7th Jul 2022
The new ranger team gets stuck in with conservation work!
Our first month as part of the new ranger team in the Glen has been full of surprises, challenges, midges, and patrols, but we have also had the opportunity to get involved with some great conservation related tasks!
We have been setting up the moth trap a few nights a week, spending the first part of the morning with the moth ID books, trawling through pages of very similar looking, small brown winged-things. It can be quite a relaxed start to the day, and it’s been great seeing such a variety literally on our doorstep. So far, we have identified 31 species of moths that have made their way into the trap and only a couple have escaped mid-ID…
We also had a go at walking the butterfly conservation transect in the Glen on a rather warm sunny day last week. How hard can it be we thought, after all, we’ve become quite accustomed to identifying their small fuzzy nocturnal counterparts, surely butterflies can’t be too different? Off we went, armed with nets and magnifying pots, and were very proud to record four Small Pearl-bordered Fritillaries and nine Ringlets! Shortly after, we unfortunately realised we weren’t quite the lepidoptera experts that we thought, having discovered the Ringlets were in fact common day-flying Chimney Sweep moths…
Ben Path Maintenance
Last week four of us were let loose on the Ben path – the cross drains between the Red Burn and Corner 1 needed clearing, ready to take on the footfall of the visitors to come over the summer. In classic Fort William fashion, we faced almost every weather that day as we lugged up the weighty mattocks and shovels on our bags. After a picturesque but chilly lunch stop at the Halfway Lochan, we quickly ascended to our goal and cracked on with the task at hand. Several of the drains were full to the top of the rocks that had slid down the path, so it was certainly a job worth doing once we finally got there. And a big thanks goes out to everyone that stopped and chatted to us that day – we got some really lovely comments that made the thought of heading all the way back down again much easier!
Barn Owl Checks
A real highlight of the new job so far has been the barn owl box checks we completed in our first week with Volunteer Co-ordinator, Rory. Trudging off the path and into wilder territory, we’ve been investigating which of the boxes have adults, chicks, or eggs. While providing dinner for many midges, we had a handful of successful visits, including a pair of boxes in particular which were housing two adults and four tiny fluffy chicks!

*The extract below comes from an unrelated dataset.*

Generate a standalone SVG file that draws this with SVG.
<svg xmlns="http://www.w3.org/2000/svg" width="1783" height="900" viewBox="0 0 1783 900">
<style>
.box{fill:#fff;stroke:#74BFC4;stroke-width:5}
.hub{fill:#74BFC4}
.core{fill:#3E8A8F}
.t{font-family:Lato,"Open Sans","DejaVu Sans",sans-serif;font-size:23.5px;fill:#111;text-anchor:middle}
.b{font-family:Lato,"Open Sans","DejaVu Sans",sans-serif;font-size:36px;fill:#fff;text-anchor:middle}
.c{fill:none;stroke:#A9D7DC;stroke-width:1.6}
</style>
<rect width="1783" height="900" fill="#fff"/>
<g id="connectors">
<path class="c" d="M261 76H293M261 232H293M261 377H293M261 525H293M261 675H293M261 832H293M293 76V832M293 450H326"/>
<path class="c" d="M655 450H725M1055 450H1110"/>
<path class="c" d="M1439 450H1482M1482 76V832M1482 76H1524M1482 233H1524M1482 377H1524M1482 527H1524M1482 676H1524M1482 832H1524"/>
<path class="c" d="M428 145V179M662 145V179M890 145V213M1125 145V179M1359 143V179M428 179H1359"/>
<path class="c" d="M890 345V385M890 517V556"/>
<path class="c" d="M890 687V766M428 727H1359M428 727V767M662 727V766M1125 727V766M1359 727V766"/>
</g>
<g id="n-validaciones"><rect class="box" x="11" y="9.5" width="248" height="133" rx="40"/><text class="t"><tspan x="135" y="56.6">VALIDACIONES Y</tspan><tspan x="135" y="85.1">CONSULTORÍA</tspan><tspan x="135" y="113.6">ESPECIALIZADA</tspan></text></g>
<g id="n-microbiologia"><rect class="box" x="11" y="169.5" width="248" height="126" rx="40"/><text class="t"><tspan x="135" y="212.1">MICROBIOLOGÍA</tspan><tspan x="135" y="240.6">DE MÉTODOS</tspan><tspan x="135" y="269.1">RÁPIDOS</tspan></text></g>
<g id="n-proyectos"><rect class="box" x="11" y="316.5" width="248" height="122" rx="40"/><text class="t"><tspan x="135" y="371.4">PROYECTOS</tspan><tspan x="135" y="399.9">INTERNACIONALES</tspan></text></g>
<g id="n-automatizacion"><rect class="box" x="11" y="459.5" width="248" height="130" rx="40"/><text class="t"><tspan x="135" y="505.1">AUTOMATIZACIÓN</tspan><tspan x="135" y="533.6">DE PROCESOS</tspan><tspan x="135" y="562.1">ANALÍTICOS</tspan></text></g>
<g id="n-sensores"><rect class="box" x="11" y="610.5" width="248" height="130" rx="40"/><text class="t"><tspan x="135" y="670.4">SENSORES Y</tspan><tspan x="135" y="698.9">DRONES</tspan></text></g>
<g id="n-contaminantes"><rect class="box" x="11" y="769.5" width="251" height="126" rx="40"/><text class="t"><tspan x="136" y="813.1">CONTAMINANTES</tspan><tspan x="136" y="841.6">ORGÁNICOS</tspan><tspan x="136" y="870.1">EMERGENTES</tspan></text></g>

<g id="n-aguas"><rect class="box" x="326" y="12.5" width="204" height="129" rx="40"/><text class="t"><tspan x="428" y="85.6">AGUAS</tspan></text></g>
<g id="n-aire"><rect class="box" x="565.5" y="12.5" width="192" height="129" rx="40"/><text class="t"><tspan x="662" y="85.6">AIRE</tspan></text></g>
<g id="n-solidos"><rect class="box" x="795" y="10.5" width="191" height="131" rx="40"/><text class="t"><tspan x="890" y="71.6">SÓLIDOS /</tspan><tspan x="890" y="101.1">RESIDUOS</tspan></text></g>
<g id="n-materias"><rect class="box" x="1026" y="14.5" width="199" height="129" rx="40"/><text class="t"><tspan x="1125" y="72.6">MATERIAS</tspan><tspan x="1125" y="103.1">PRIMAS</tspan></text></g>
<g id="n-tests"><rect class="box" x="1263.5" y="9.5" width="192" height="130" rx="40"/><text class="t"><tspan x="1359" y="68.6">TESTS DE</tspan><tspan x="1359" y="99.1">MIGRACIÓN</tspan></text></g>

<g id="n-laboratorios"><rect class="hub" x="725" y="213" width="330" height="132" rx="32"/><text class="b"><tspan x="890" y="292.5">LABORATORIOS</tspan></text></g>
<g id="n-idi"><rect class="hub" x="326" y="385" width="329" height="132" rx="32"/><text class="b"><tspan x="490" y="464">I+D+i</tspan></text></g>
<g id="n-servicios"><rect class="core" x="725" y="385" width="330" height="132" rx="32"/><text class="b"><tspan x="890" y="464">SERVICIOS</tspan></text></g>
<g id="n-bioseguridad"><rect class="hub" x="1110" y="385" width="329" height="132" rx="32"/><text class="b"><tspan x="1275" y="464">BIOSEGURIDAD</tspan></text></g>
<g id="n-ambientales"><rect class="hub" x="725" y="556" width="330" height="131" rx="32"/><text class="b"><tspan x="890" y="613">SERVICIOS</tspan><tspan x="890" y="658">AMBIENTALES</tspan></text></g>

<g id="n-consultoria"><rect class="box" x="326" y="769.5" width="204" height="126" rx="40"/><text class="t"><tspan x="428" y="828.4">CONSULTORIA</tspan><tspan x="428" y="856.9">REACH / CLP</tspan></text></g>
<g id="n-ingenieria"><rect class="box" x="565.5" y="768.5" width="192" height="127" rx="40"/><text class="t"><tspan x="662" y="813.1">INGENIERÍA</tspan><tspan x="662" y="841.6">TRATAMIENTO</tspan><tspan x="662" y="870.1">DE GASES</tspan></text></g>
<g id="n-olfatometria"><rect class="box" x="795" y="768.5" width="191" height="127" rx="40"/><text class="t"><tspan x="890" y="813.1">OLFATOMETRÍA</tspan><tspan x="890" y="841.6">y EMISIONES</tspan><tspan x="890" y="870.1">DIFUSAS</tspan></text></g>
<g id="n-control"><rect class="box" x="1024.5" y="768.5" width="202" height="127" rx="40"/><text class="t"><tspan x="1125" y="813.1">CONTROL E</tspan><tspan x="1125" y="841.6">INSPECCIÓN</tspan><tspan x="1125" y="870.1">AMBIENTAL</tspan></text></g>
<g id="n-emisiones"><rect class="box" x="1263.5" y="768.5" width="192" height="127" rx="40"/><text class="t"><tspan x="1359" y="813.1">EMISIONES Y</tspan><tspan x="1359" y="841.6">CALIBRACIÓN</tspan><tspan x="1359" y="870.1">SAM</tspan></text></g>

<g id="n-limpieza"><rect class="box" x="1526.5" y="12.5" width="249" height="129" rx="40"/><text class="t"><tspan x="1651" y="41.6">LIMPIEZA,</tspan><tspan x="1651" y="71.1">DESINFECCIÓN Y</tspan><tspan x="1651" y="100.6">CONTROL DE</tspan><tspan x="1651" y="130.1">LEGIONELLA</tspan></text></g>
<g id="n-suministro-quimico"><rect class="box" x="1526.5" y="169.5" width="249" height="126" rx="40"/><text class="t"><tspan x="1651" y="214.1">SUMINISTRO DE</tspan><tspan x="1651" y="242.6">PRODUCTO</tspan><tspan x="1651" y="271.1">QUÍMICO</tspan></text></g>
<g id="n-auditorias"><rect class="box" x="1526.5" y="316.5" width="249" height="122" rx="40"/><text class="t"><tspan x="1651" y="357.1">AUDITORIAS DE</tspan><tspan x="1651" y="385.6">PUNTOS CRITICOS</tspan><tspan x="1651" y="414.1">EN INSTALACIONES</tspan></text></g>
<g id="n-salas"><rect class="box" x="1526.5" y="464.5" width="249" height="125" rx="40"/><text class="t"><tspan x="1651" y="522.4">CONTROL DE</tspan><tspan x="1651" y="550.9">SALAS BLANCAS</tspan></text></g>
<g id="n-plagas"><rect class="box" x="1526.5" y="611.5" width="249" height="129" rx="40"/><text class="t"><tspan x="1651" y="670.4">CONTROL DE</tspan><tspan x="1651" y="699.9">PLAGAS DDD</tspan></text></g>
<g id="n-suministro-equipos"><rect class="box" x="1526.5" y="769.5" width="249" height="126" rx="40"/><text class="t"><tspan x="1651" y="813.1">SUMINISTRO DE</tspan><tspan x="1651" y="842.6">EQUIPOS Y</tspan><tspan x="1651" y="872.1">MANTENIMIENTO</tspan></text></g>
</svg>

Tree Planting and Bracken Bashing
Last Monday we all got the ferry over to Strontian, along with a handful of planting spades and a bag of Scots Pine trees. There we met up with a group from UHI and planted the trees together to celebrate the university’s anniversary that took place during lockdown. So, keep an eye out along Phemies Walk if you’re ever over there and let us know how our trees are doing!
Keeping to the tree theme, yesterday, Evie, Charlotte, and Julia went out bracken bashing in one of our exclosures, maintaining the ground so that the native tree species can grow without competing for space and sunlight. It was great to hear that some of the trees were taller than the bracken, meaning they’re doing well and making their job yesterday slightly easier. Not that that could be said for all of the trees, some of which were still hiding among the undergrowth, waiting for someone to come along and open up the space for them to grow!